FAQ: Why Do I Have a Balance in the Cash Account Column?
The Cash Account in the platform serves as a placeholder for surplus or shortfall scenarios when the system doesn't have a predefined destination for cash flow. Here's a breakdown of how it works and why it might appear in your plan:
Role of the Cash Account
- Surplus Management:
- If the platform detects surplus cash (e.g., from inheritance or mandatory withdrawals like RRIF/LIF withdrawals) but lacks an eligible destination (like a TFSA or non-registered account), it allocates the surplus to a Cash Account.

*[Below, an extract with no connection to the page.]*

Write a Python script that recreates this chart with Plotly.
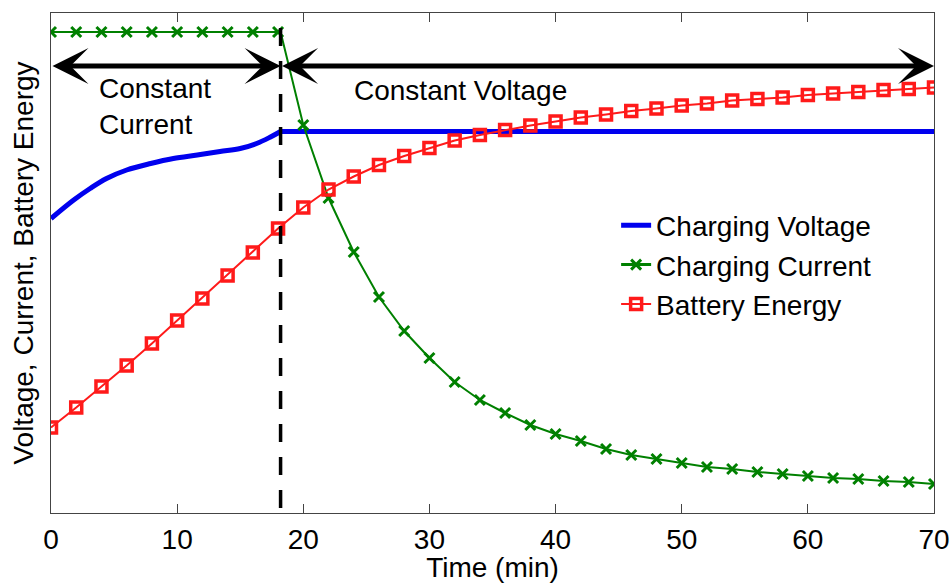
import plotly.graph_objects as go

# ---- data (normalised units, 0..1 on the y axis) ----
t_even = [0, 2, 4, 6, 8, 10, 12, 14, 16, 18, 20, 22, 24, 26, 28, 30, 32, 34,
          36, 38, 40, 42, 44, 46, 48, 50, 52, 54, 56, 58, 60, 62, 64, 66, 68, 70]

t_switch = 18.2

current_vals = [0.962, 0.962, 0.962, 0.962, 0.962, 0.962, 0.962, 0.962, 0.962, 0.962,
                0.776, 0.630, 0.522, 0.432, 0.364, 0.310, 0.262, 0.226, 0.200, 0.176,
                0.158, 0.144, 0.128, 0.116, 0.108, 0.100, 0.092, 0.088, 0.082, 0.078,
                0.074, 0.070, 0.068, 0.064, 0.062, 0.058]

energy_vals = [0.171, 0.211, 0.253, 0.295, 0.339, 0.385, 0.429, 0.475, 0.521, 0.569,
               0.611, 0.647, 0.673, 0.696, 0.714, 0.730, 0.745, 0.756, 0.766, 0.775,
               0.783, 0.791, 0.797, 0.804, 0.809, 0.815, 0.819, 0.825, 0.828, 0.831,
               0.836, 0.839, 0.842, 0.846, 0.848, 0.851]

# constant-current phase of the charging voltage, then constant-voltage phase
voltage_cc_t = [0, 1.8, 3.1, 4.4, 6.0, 7.9, 9.7, 11.6, 13.4, 15.0, 16.3, 17.4, 18.2]
voltage_cc_v = [0.589, 0.626, 0.649, 0.669, 0.686, 0.699, 0.709, 0.716, 0.723, 0.729,
                0.739, 0.752, 0.763]
voltage_cv_t = [18.2, 70]
voltage_cv_v = [0.763, 0.763]

arrow_level = 0.894
x_ticks = [0, 10, 20, 30, 40, 50, 60, 70]

# current line including the switching corner
cur_line_t = t_even[:10] + [t_switch] + t_even[10:]
cur_line_v = current_vals[:10] + [current_vals[9]] + current_vals[10:]

BLUE = "#0000ee"
GREEN = "#008000"
RED = "#ff1a1a"
FONT = "Liberation Sans, Arial, sans-serif"
FS = 28

fig = go.Figure()

# Charging voltage
fig.add_trace(go.Scatter(x=voltage_cc_t, y=voltage_cc_v, mode="lines",
                         line=dict(color=BLUE, width=5, shape="spline", smoothing=1),
                         showlegend=False))
fig.add_trace(go.Scatter(x=voltage_cv_t, y=voltage_cv_v, mode="lines",
                         line=dict(color=BLUE, width=5),
                         name="Charging Voltage"))

# Charging current: line + markers (separate so the corner has no marker)
fig.add_trace(go.Scatter(x=cur_line_t, y=cur_line_v, mode="lines",
                         line=dict(color=GREEN, width=2), showlegend=False,
                         hoverinfo="skip"))
fig.add_trace(go.Scatter(x=t_even, y=current_vals, mode="markers",
                         marker=dict(symbol="x-thin", size=10, color=GREEN,
                                     line=dict(color=GREEN, width=3)),
                         showlegend=False))
fig.add_trace(go.Scatter(x=[None], y=[None], mode="lines+markers",
                         line=dict(color=GREEN, width=3),
                         marker=dict(symbol="x-thin", size=10, color=GREEN,
                                     line=dict(color=GREEN, width=3)),
                         name="Charging Current"))

# Battery energy
fig.add_trace(go.Scatter(x=t_even, y=energy_vals, mode="lines+markers",
                         line=dict(color=RED, width=2),
                         marker=dict(symbol="square-open", size=11, color=RED,
                                     line=dict(color=RED, width=3.5)),
                         name="Battery Energy"))

# dashed switch line
fig.add_shape(type="line", x0=t_switch, x1=t_switch, y0=0.01, y1=1, xref="x", yref="paper",
              line=dict(color="black", width=3.5, dash="18px,15px"))

# double arrows
for a, b in [(0, t_switch), (t_switch, 70)]:
    fig.add_annotation(x=b, y=arrow_level, ax=a, ay=arrow_level, xref="x", yref="y",
                       axref="x", ayref="y", text="", showarrow=True,
                       arrowhead=3, startarrowhead=3, arrowside="end+start",
                       arrowsize=1.2, startarrowsize=1.2, arrowwidth=5,
                       arrowcolor="black", standoff=0, startstandoff=0)

fig.add_annotation(x=3.65, y=0.814, xref="x", yref="y", text="Constant<br>Current",
                   showarrow=False, xanchor="left", yanchor="middle", align="left",
                   font=dict(size=FS, color="black", family=FONT))
fig.add_annotation(x=23.85, y=0.846, xref="x", yref="y", text="Constant Voltage",
                   showarrow=False, xanchor="left", yanchor="middle",
                   font=dict(size=FS, color="black", family=FONT))

fig.update_layout(
    width=950, height=583,
    margin=dict(l=51, r=16, t=13, b=70),
    paper_bgcolor="white", plot_bgcolor="white",
    font=dict(family=FONT, size=FS, color="black"),
    showlegend=True,
    legend=dict(x=0.640, y=0.625, xanchor="left", yanchor="top",
                bgcolor="rgba(0,0,0,0)", font=dict(size=FS, family=FONT)),
    xaxis=dict(range=[0, 70], tickvals=x_ticks, ticks="inside", ticklen=9,
               tickcolor="#444", showline=True, linecolor="#444", linewidth=1.2,
               mirror="ticks", showgrid=False, zeroline=False, automargin=False,
               ticklabelstandoff=1,
               title=dict(text="Time (min)", standoff=14,
                          font=dict(size=FS, family=FONT)),
               tickfont=dict(size=FS, family=FONT)),
    yaxis=dict(range=[0, 1], showticklabels=False, ticks="", showline=True,
               linecolor="#444", linewidth=1.2, mirror=True, showgrid=False,
               zeroline=False, automargin=False,
               title=dict(text="Voltage, Current, Battery Energy", standoff=8,
                          font=dict(size=FS, family=FONT))),
)

fig.write_html("out.html")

- This ensures the funds are tracked but may result in suboptimal growth, as cash typically earns a low return.
- Shortfall Coverage:
- If overrides restrict the platform's ability to access funds from accounts to cover expenses, taxes, or contributions, the platform may create a negative cash balance, representing debt incurred to meet obligations.
Common Scenarios Leading to a Cash Account
- Surplus Without Proper Allocation:
- Large inheritances or unspent mandatory withdrawals that exceed retirement spending needs.

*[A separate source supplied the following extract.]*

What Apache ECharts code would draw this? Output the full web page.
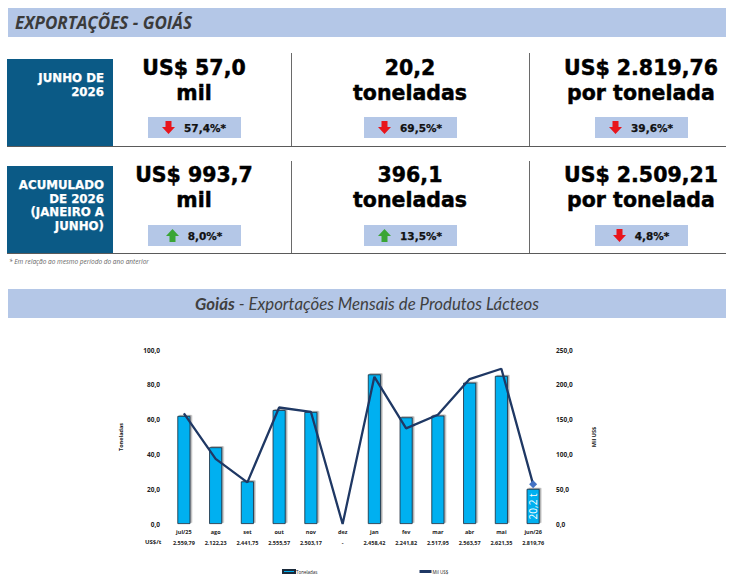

- Lack of enabled non-registered accounts to absorb surplus funds.
- Excessive Overrides:
- Overriding specific amounts in various accounts can limit the platform’s flexibility, forcing it to allocate surpluses or shortfalls to the cash account.
- Unaccounted Tax Obligations:
- Taxes or other obligations requiring funds when no other sources are available.
Best Practices to Avoid Cash Account Issues
- Enable a Non-Registered Account:
- To absorb surplus funds and keep them invested for better returns.
- Minimize Overrides:
- Allow the platform to optimize cash flows and account withdrawals instead of setting strict overrides.
- Plan for Mandatory Withdrawals:
- Anticipate and allocate excess RRIF or LIF withdrawals to avoid unintended accumulation in cash.
- Review Spending Goals:
- Adjust spending assumptions if there’s consistent surplus, ensuring plans align with retirement needs.